WHAT THE EXERCISE ASKS: Print only the lines from the top of the data through the line with "errorbar=None, zorder=2)", both included, skipping every picture.

--- BEGIN DATA LINES ---

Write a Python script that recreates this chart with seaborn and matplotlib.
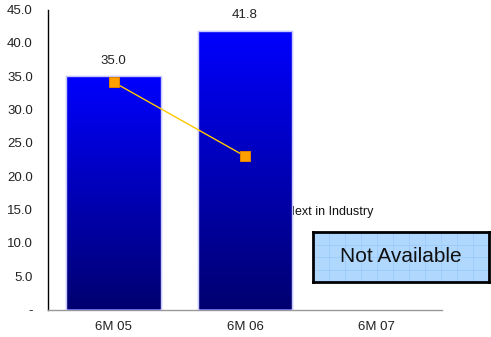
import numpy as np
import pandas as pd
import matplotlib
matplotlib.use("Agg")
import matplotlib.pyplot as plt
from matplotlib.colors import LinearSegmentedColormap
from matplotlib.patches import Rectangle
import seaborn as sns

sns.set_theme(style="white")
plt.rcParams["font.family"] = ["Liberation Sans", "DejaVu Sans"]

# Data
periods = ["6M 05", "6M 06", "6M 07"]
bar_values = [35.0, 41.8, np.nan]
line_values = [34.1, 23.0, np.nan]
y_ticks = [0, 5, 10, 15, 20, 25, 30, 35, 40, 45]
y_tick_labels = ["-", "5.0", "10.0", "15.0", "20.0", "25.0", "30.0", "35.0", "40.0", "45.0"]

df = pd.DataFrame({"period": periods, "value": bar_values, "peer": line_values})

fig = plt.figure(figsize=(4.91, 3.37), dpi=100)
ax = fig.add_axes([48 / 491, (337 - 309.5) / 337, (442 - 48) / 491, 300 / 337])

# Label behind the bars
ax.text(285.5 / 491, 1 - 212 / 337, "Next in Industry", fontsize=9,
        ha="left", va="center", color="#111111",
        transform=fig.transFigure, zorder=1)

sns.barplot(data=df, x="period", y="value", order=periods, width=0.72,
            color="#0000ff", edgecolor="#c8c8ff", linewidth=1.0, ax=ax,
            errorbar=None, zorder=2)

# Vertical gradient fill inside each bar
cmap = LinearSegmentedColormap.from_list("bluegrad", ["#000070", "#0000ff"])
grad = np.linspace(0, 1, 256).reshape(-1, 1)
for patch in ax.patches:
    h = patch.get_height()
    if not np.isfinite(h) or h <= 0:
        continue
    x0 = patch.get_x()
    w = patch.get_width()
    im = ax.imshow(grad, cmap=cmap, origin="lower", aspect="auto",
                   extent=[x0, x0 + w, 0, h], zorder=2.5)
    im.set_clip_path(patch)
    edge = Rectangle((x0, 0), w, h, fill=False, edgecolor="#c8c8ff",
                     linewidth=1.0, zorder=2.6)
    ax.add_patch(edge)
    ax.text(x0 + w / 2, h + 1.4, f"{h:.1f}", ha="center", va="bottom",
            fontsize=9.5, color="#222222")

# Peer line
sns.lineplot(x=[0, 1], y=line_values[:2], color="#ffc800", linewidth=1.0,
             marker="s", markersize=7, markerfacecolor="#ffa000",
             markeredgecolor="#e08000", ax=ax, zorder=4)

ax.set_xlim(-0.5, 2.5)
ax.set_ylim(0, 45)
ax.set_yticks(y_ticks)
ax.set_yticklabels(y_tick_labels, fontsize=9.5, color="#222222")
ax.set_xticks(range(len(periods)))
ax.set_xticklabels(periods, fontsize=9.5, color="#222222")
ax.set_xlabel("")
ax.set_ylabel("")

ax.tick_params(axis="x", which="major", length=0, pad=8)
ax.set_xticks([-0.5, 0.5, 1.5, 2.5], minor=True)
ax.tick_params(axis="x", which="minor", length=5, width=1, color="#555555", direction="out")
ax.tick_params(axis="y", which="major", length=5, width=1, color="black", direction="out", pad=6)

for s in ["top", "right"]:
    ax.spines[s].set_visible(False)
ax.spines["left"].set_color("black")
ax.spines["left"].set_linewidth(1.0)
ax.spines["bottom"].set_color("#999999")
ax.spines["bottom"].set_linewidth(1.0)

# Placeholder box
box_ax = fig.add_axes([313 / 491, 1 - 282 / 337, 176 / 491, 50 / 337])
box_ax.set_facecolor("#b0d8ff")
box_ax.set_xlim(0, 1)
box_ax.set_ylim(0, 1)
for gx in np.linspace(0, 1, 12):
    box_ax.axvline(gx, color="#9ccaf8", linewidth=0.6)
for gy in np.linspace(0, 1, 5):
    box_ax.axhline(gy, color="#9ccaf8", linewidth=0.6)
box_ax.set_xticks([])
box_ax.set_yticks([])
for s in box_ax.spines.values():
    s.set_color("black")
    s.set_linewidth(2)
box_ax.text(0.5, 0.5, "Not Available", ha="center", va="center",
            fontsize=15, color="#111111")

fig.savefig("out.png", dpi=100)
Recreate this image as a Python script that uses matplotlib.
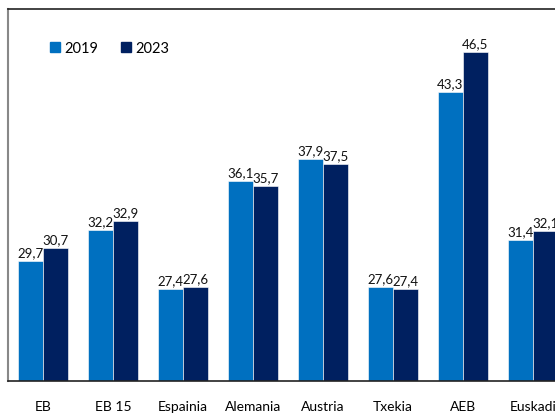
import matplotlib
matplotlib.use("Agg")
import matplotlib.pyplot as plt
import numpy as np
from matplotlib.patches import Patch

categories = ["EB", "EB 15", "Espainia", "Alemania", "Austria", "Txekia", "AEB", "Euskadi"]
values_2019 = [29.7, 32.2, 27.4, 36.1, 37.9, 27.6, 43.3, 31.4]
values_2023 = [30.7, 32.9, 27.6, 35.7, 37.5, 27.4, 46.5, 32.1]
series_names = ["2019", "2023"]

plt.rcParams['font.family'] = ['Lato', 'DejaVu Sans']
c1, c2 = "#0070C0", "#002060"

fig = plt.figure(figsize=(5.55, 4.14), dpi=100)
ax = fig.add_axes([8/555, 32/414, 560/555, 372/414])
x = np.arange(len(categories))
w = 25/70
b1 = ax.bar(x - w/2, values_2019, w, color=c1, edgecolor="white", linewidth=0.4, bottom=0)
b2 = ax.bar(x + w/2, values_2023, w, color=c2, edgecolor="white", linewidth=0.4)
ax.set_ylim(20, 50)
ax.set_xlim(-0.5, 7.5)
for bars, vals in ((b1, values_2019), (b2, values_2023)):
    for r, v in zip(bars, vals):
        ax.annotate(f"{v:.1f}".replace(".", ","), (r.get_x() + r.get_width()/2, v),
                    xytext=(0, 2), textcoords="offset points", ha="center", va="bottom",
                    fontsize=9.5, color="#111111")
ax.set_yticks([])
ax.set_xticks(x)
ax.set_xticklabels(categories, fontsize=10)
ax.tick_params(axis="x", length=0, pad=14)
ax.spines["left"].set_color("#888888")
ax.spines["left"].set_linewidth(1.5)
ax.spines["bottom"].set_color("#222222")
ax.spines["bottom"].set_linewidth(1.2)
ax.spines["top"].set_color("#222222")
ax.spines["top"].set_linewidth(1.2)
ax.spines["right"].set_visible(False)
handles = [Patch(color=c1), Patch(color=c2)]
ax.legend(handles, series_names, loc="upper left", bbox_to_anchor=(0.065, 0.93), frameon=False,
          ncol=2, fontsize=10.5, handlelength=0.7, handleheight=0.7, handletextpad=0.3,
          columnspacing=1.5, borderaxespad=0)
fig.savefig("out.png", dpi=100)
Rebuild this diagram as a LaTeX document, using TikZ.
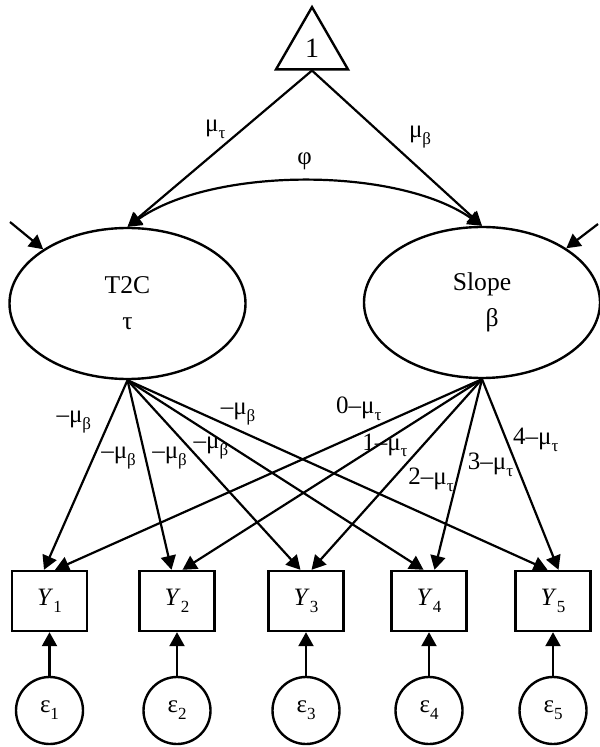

--- END DATA LINES ---

TASK SOLUTION:
Write a Python script that recreates this chart with seaborn and matplotlib.
import numpy as np
import pandas as pd
import matplotlib
matplotlib.use("Agg")
import matplotlib.pyplot as plt
from matplotlib.colors import LinearSegmentedColormap
from matplotlib.patches import Rectangle
import seaborn as sns

sns.set_theme(style="white")
plt.rcParams["font.family"] = ["Liberation Sans", "DejaVu Sans"]

# Data
periods = ["6M 05", "6M 06", "6M 07"]
bar_values = [35.0, 41.8, np.nan]
line_values = [34.1, 23.0, np.nan]
y_ticks = [0, 5, 10, 15, 20, 25, 30, 35, 40, 45]
y_tick_labels = ["-", "5.0", "10.0", "15.0", "20.0", "25.0", "30.0", "35.0", "40.0", "45.0"]

df = pd.DataFrame({"period": periods, "value": bar_values, "peer": line_values})

fig = plt.figure(figsize=(4.91, 3.37), dpi=100)
ax = fig.add_axes([48 / 491, (337 - 309.5) / 337, (442 - 48) / 491, 300 / 337])

# Label behind the bars
ax.text(285.5 / 491, 1 - 212 / 337, "Next in Industry", fontsize=9,
        ha="left", va="center", color="#111111",
        transform=fig.transFigure, zorder=1)

sns.barplot(data=df, x="period", y="value", order=periods, width=0.72,
            color="#0000ff", edgecolor="#c8c8ff", linewidth=1.0, ax=ax,
            errorbar=None, zorder=2)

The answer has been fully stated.